── Data shown

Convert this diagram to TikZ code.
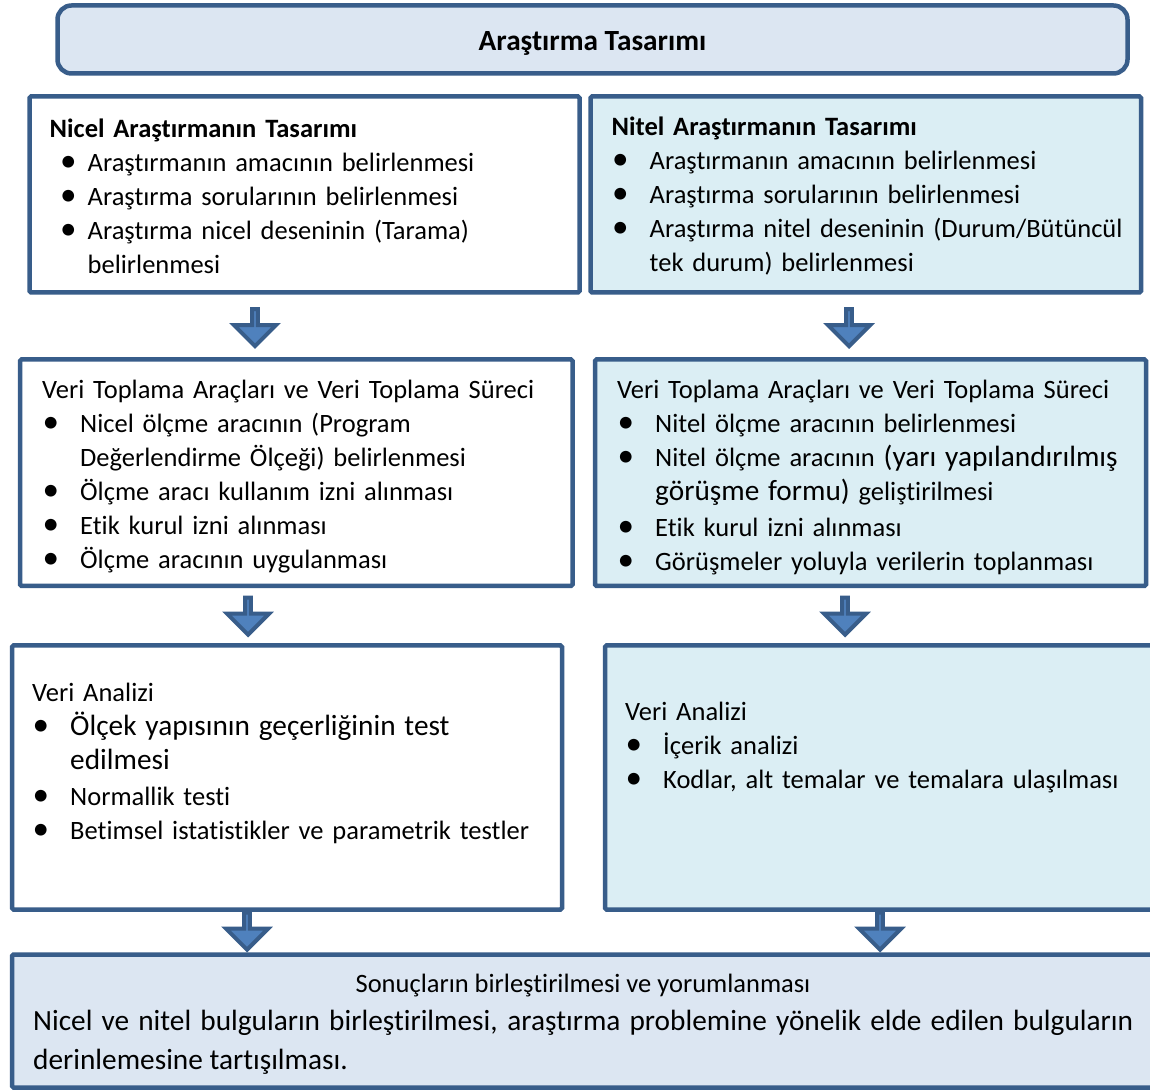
\documentclass[tikz,border=0pt]{standalone}
\usepackage{fontspec}
\setmainfont{Carlito}[Ligatures=NoCommon]
\usepackage{tikz}
\usetikzlibrary{shapes,positioning,calc}
\definecolor{dfborder}{RGB}{56,93,138}
\definecolor{dfpaleblue}{RGB}{220,230,242}
\definecolor{dfpaleaqua}{RGB}{219,238,244}
\definecolor{dfarrow}{RGB}{79,129,189}
\newcommand{\bodyfont}{\fontsize{26.5}{34}\selectfont}
\newcommand{\upsize}{\fontsize{29.3}{34}\selectfont}
\newcommand{\bulitem}[2][0.5pt]{\par\noindent\hangindent=38pt\hangafter=1\makebox[38pt][l]{\hspace{#1}\scalebox{1.25}{\textbullet}}#2\par}
\tikzstyle{headbox} = [rectangle, rounded corners=14pt, draw=dfborder, fill=dfpaleblue, line width=4.5pt, outer sep=0pt, anchor=north west, font=\upsize\bfseries, text height=22pt, text depth=0pt]
\tikzstyle{nicelbox} = [rectangle, rounded corners=1.5pt, draw=dfborder, fill=white, line width=4.5pt, outer sep=0pt, anchor=north west]
\tikzstyle{nitelbox} = [nicelbox, fill=dfpaleaqua]
\tikzstyle{sonucbox} = [nicelbox, fill=dfpaleblue]
\tikzstyle{listtext} = [anchor=north west, inner sep=0pt, text width=520pt, align=left, font=\bodyfont]
\tikzstyle{sonucline} = [anchor=base west, inner sep=0pt, font=\upsize]
\tikzstyle{downarrow} = [single arrow, rotate=-90, draw=dfborder, fill=dfarrow, line width=4pt, minimum height=37pt, minimum width=42pt, single arrow head extend=13pt, inner sep=0pt, anchor=tip]

\begin{document}
\begin{tikzpicture}[x=1pt,y=1pt]
\useasboundingbox[fill=white] (0,0) rectangle (1150,1090);

% Title
\node[headbox, minimum width=1070pt, minimum height=68pt] (head) at (57.5,1084.5) {Araştırma Tasarımı};

% Frames
\node[nicelbox, minimum width=550pt, minimum height=196pt] (nicel1) at (29.5,993.5) {};
\node[nitelbox, minimum width=550.5pt, minimum height=196pt] (nitel1) at (590.5,993.5) {};
\node[nicelbox, minimum width=552.5pt, minimum height=226.5pt] (nicel2) at (20,730.5) {};
\node[nitelbox, minimum width=551pt, minimum height=226.5pt] (nitel2) at (595,730.5) {};
\node[nicelbox, minimum width=550pt, minimum height=264pt] (nicel3) at (12,444.5) {};
\node[nitelbox, minimum width=560pt, minimum height=264pt] (nitel3) at (605,444.5) {};
\node[sonucbox, minimum width=1153pt, minimum height=133pt] (sonuc) at (12,135.5) {};

% Texts
\node[listtext, below right=22pt and 20pt of nicel1.north west] (nicel1txt) {
\textbf{Nicel Araştırmanın Tasarımı}
\bulitem[10.5pt]{Araştırmanın amacının belirlenmesi}
\bulitem[10.5pt]{Araştırma sorularının belirlenmesi}
\bulitem[10.5pt]{Araştırma nicel deseninin (Tarama)\newline belirlenmesi}
};
\node[listtext, below right=20pt and 21pt of nitel1.north west] (nitel1txt) {
\textbf{Nitel Araştırmanın Tasarımı}
\bulitem{Araştırmanın amacının belirlenmesi}
\bulitem{Araştırma sorularının belirlenmesi}
\bulitem{Araştırma nitel deseninin (Durum/Bütüncül\newline tek durum) belirlenmesi}
};
\node[listtext, below right=20pt and 22pt of nicel2.north west] (nicel2txt) {
Veri Toplama Araçları ve Veri Toplama Süreci
\bulitem{Nicel ölçme aracının (Program\newline Değerlendirme Ölçeği) belirlenmesi}
\bulitem{Ölçme aracı kullanım izni alınması}
\bulitem{Etik kurul izni alınması}
\bulitem{Ölçme aracının uygulanması}
};
\node[listtext, below right=20pt and 22pt of nitel2.north west] (nitel2txt) {
Veri Toplama Araçları ve Veri Toplama Süreci
\bulitem{Nitel ölçme aracının belirlenmesi}
\bulitem{Nitel ölçme aracının {\upsize(yarı yapılandırılmış\newline görüşme formu)} geliştirilmesi}
\vspace{2pt}
\bulitem{Etik kurul izni alınması}
\bulitem{Görüşmeler yoluyla verilerin toplanması}
};
\node[listtext, below right=37pt and 20pt of nicel3.north west] (nicel3txt) {
Veri Analizi
\bulitem{{\upsize Ölçek yapısının geçerliğinin test\newline edilmesi}}
\vspace{2pt}
\bulitem{Normallik testi}
\bulitem{Betimsel istatistikler ve parametrik testler}
};
\node[listtext, below right=56pt and 20pt of nitel3.north west] (nitel3txt) {
Veri Analizi
\bulitem{İçerik analizi}
\bulitem{Kodlar, alt temalar ve temalara ulaşılması}
};

% Conclusion lines
\node[anchor=base, inner sep=0pt, font=\bodyfont] (sonuchead) at ($(sonuc.north west)+(571,-38)$) {Sonuçların birleştirilmesi ve yorumlanması};
\node[sonucline] (sonucline1) at ($(sonuc.north west)+(21,-76)$) {\hbox to 1100pt{Nicel ve nitel bulguların birleştirilmesi, araştırma problemine yönelik elde edilen bulguların}};
\node[sonucline] (sonucline2) at ($(sonuc.north west)+(21,-115)$) {derinlemesine tartışılması.};

% Arrows
\node[downarrow] (arrA1) at ($(nicel2.north)+(-41.25,10.5)$) {};
\node[downarrow] (arrB1) at ($(nitel2.north)+(-21.5,10.5)$) {};
\node[downarrow] (arrA2) at ($(nicel3.north)+(-39,8)$) {};
\node[downarrow] (arrB2) at ($(nitel3.north)+(-40,8)$) {};
\node[downarrow] (arrA3) at ($(nicel3.south |- sonuc.north)+(-40,2)$) {};
\node[downarrow] (arrB3) at ($(nitel3.south |- sonuc.north)+(-5,2)$) {};
\end{tikzpicture}
\end{document}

────

Prompt
Output a faithful copy of the data, with each picture left out.

Response
Convert this diagram to TikZ code.
\documentclass[tikz,border=0pt]{standalone}
\usepackage{fontspec}
\setmainfont{Carlito}[Ligatures=NoCommon]
\usepackage{tikz}
\usetikzlibrary{shapes,positioning,calc}
\definecolor{dfborder}{RGB}{56,93,138}
\definecolor{dfpaleblue}{RGB}{220,230,242}
\definecolor{dfpaleaqua}{RGB}{219,238,244}
\definecolor{dfarrow}{RGB}{79,129,189}
\newcommand{\bodyfont}{\fontsize{26.5}{34}\selectfont}
\newcommand{\upsize}{\fontsize{29.3}{34}\selectfont}
\newcommand{\bulitem}[2][0.5pt]{\par\noindent\hangindent=38pt\hangafter=1\makebox[38pt][l]{\hspace{#1}\scalebox{1.25}{\textbullet}}#2\par}
\tikzstyle{headbox} = [rectangle, rounded corners=14pt, draw=dfborder, fill=dfpaleblue, line width=4.5pt, outer sep=0pt, anchor=north west, font=\upsize\bfseries, text height=22pt, text depth=0pt]
\tikzstyle{nicelbox} = [rectangle, rounded corners=1.5pt, draw=dfborder, fill=white, line width=4.5pt, outer sep=0pt, anchor=north west]
\tikzstyle{nitelbox} = [nicelbox, fill=dfpaleaqua]
\tikzstyle{sonucbox} = [nicelbox, fill=dfpaleblue]
\tikzstyle{listtext} = [anchor=north west, inner sep=0pt, text width=520pt, align=left, font=\bodyfont]
\tikzstyle{sonucline} = [anchor=base west, inner sep=0pt, font=\upsize]
\tikzstyle{downarrow} = [single arrow, rotate=-90, draw=dfborder, fill=dfarrow, line width=4pt, minimum height=37pt, minimum width=42pt, single arrow head extend=13pt, inner sep=0pt, anchor=tip]

\begin{document}
\begin{tikzpicture}[x=1pt,y=1pt]
\useasboundingbox[fill=white] (0,0) rectangle (1150,1090);

% Title
\node[headbox, minimum width=1070pt, minimum height=68pt] (head) at (57.5,1084.5) {Araştırma Tasarımı};

% Frames
\node[nicelbox, minimum width=550pt, minimum height=196pt] (nicel1) at (29.5,993.5) {};
\node[nitelbox, minimum width=550.5pt, minimum height=196pt] (nitel1) at (590.5,993.5) {};
\node[nicelbox, minimum width=552.5pt, minimum height=226.5pt] (nicel2) at (20,730.5) {};
\node[nitelbox, minimum width=551pt, minimum height=226.5pt] (nitel2) at (595,730.5) {};
\node[nicelbox, minimum width=550pt, minimum height=264pt] (nicel3) at (12,444.5) {};
\node[nitelbox, minimum width=560pt, minimum height=264pt] (nitel3) at (605,444.5) {};
\node[sonucbox, minimum width=1153pt, minimum height=133pt] (sonuc) at (12,135.5) {};

% Texts
\node[listtext, below right=22pt and 20pt of nicel1.north west] (nicel1txt) {
\textbf{Nicel Araştırmanın Tasarımı}
\bulitem[10.5pt]{Araştırmanın amacının belirlenmesi}
\bulitem[10.5pt]{Araştırma sorularının belirlenmesi}
\bulitem[10.5pt]{Araştırma nicel deseninin (Tarama)\newline belirlenmesi}
};
\node[listtext, below right=20pt and 21pt of nitel1.north west] (nitel1txt) {
\textbf{Nitel Araştırmanın Tasarımı}
\bulitem{Araştırmanın amacının belirlenmesi}
\bulitem{Araştırma sorularının belirlenmesi}
\bulitem{Araştırma nitel deseninin (Durum/Bütüncül\newline tek durum) belirlenmesi}
};
\node[listtext, below right=20pt and 22pt of nicel2.north west] (nicel2txt) {
Veri Toplama Araçları ve Veri Toplama Süreci
\bulitem{Nicel ölçme aracının (Program\newline Değerlendirme Ölçeği) belirlenmesi}
\bulitem{Ölçme aracı kullanım izni alınması}
\bulitem{Etik kurul izni alınması}
\bulitem{Ölçme aracının uygulanması}
};
\node[listtext, below right=20pt and 22pt of nitel2.north west] (nitel2txt) {
Veri Toplama Araçları ve Veri Toplama Süreci
\bulitem{Nitel ölçme aracının belirlenmesi}
\bulitem{Nitel ölçme aracının {\upsize(yarı yapılandırılmış\newline görüşme formu)} geliştirilmesi}
\vspace{2pt}
\bulitem{Etik kurul izni alınması}
\bulitem{Görüşmeler yoluyla verilerin toplanması}
};
\node[listtext, below right=37pt and 20pt of nicel3.north west] (nicel3txt) {
Veri Analizi
\bulitem{{\upsize Ölçek yapısının geçerliğinin test\newline edilmesi}}
\vspace{2pt}
\bulitem{Normallik testi}
\bulitem{Betimsel istatistikler ve parametrik testler}
};
\node[listtext, below right=56pt and 20pt of nitel3.north west] (nitel3txt) {
Veri Analizi
\bulitem{İçerik analizi}
\bulitem{Kodlar, alt temalar ve temalara ulaşılması}
};

% Conclusion lines
\node[anchor=base, inner sep=0pt, font=\bodyfont] (sonuchead) at ($(sonuc.north west)+(571,-38)$) {Sonuçların birleştirilmesi ve yorumlanması};
\node[sonucline] (sonucline1) at ($(sonuc.north west)+(21,-76)$) {\hbox to 1100pt{Nicel ve nitel bulguların birleştirilmesi, araştırma problemine yönelik elde edilen bulguların}};
\node[sonucline] (sonucline2) at ($(sonuc.north west)+(21,-115)$) {derinlemesine tartışılması.};

% Arrows
\node[downarrow] (arrA1) at ($(nicel2.north)+(-41.25,10.5)$) {};
\node[downarrow] (arrB1) at ($(nitel2.north)+(-21.5,10.5)$) {};
\node[downarrow] (arrA2) at ($(nicel3.north)+(-39,8)$) {};
\node[downarrow] (arrB2) at ($(nitel3.north)+(-40,8)$) {};
\node[downarrow] (arrA3) at ($(nicel3.south |- sonuc.north)+(-40,2)$) {};
\node[downarrow] (arrB3) at ($(nitel3.south |- sonuc.north)+(-5,2)$) {};
\end{tikzpicture}
\end{document}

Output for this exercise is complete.